O'Brien: It's great to be played over to the desk. You finish your monologue, then the band kicks in as you cross the set. Fortunately, we have a great band. Even when people didn't like anything about the show, they loved the Max Weinberg Seven. The music heightens everything. Now you are more than just a guy in a suit, you're Co-nan O'Bri-en! I think every guy should have that -- if a band played you over to your rental car at the airport, you'd have a cooler day.

Playboy: Is Andy Richter your Ed McMahon?
O'Brien: He's Andy. When we were getting started and the network wasn't sure of me, they kept asking, "Who's that Andy guy?" I think we've answered the question. Part of the show's rhythm is my energy played against the quiet steadiness of Andy.

Playboy: Is that rhythm genuine?
O'Brien: Yes. Our mentalities mesh. I'm always dissatisfied. He's the guy saying, "Hey, relax. It's good enough." My girlfriend would be happy if I had a bit more of that in me.

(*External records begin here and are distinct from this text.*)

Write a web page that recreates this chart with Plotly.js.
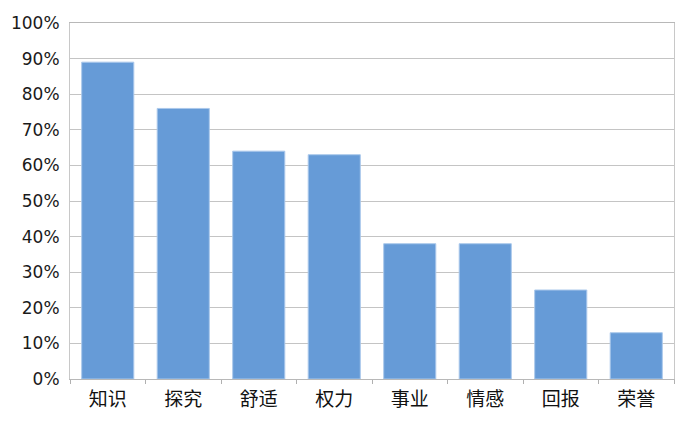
<!DOCTYPE html>
<html>
<head>
<meta charset="utf-8">
<script src="https://cdn.plot.ly/plotly-3.0.1.min.js"></script>
<style>body{margin:0;background:#fff}#chart{width:700px;height:423px}</style>
</head>
<body>
<div id="chart"></div>
<script>
var categories = ['知识', '探究', '舒适', '权力', '事业', '情感', '回报', '荣誉'];
var shares = [0.89, 0.76, 0.64, 0.63, 0.38, 0.38, 0.25, 0.13];

var trace = {
    x: categories,
    y: shares,
    type: 'bar',
    marker: {color: 'rgb(102, 155, 215)', line: {color: 'rgb(170, 200, 235)', width: 1}},
    hoverinfo: 'none'
};

var layout = {
    width: 700,
    height: 423,
    margin: {l: 70, r: 26, t: 23, b: 44},
    paper_bgcolor: '#fff',
    plot_bgcolor: '#fff',
    bargap: 0.31,
    showlegend: false,
    font: {family: 'DejaVu Sans, "Noto Sans CJK SC", sans-serif', size: 17, color: '#1a1a1a'},
    xaxis: {
        tickson: 'boundaries',
        ticks: 'outside',
        ticklen: 4,
        tickcolor: '#b0b0b0',
        showline: true,
        linecolor: '#b8b8b8',
        mirror: true,
        showgrid: false,
        ticklabelstandoff: 3,
        tickfont: {family: '"Noto Sans CJK SC", sans-serif', size: 19, color: '#111'}
    },
    yaxis: {
        range: [0, 1],
        dtick: 0.1,
        tickformat: '.0%',
        showgrid: true,
        gridcolor: '#c4c4c4',
        showline: true,
        linecolor: '#c8c8c8',
        mirror: true,
        ticks: '',
        ticklabelstandoff: 6,
        zeroline: false
    }
};

Plotly.newPlot('chart', [trace], layout, {displayModeBar: false, staticPlot: true});
</script>
</body>
</html>
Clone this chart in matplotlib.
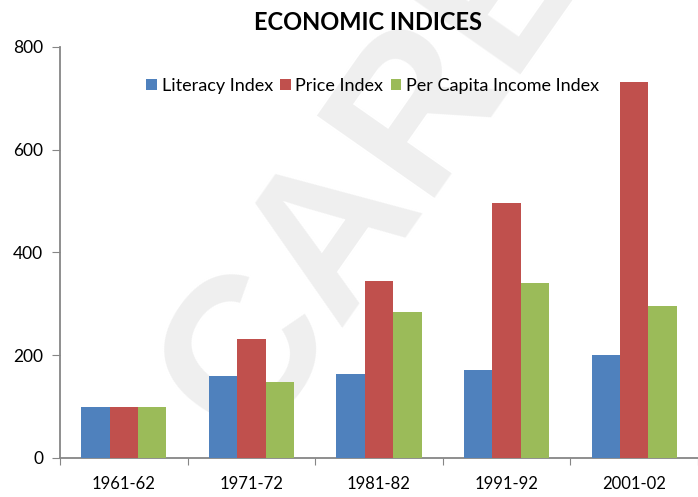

Playboy: Who is the guest you can't get?
O'Brien: Werner Klemperer. He refuses to revive Colonel Klink, the commandant he played on Hogan's Heroes. Which confuses me. Is he going to come up with another character at this late date -- Werner Klemperer as the aging black man or kung fu fighter? No, he's Colonel Klink.

Playboy: You once said that as a boy you wanted to be like Bob Crane in Hogan's Heroes, the cool guy who "wore a bomber jacket and wised off to Nazis."
O'Brien: I asked Werner Klemperer to do some bits as Colonel Klink. He refused. Then a strange thing happened. We're shooting abit on the West Side when Werner Klemperer comes around the corner. Pulling his parka up to his chin, just like Colonel Klink, he walks past our film crew and says, "Hello, Conan. I must say the show is very good lately. Give my best to Andy. Farewell!" It was a cameo appearance in reality. He was there, he was gone. I wanted to shout, "Hey, Werner Klemperer just did a walk-on in my life."

Playboy: Are you losing the boundaries between your life and your job?
O'Brien: There are no boundaries. At any minute Werner Klemperer may step in here and give me 30 days in the cooler. It's getting surreal. Just this morning I am going through the lobby downstairs when two girls see me. One girl nudges the other, "Look, it's the guy from Conan O'Brien!" I guess she couldn't quite place me, but she knew which show I was on.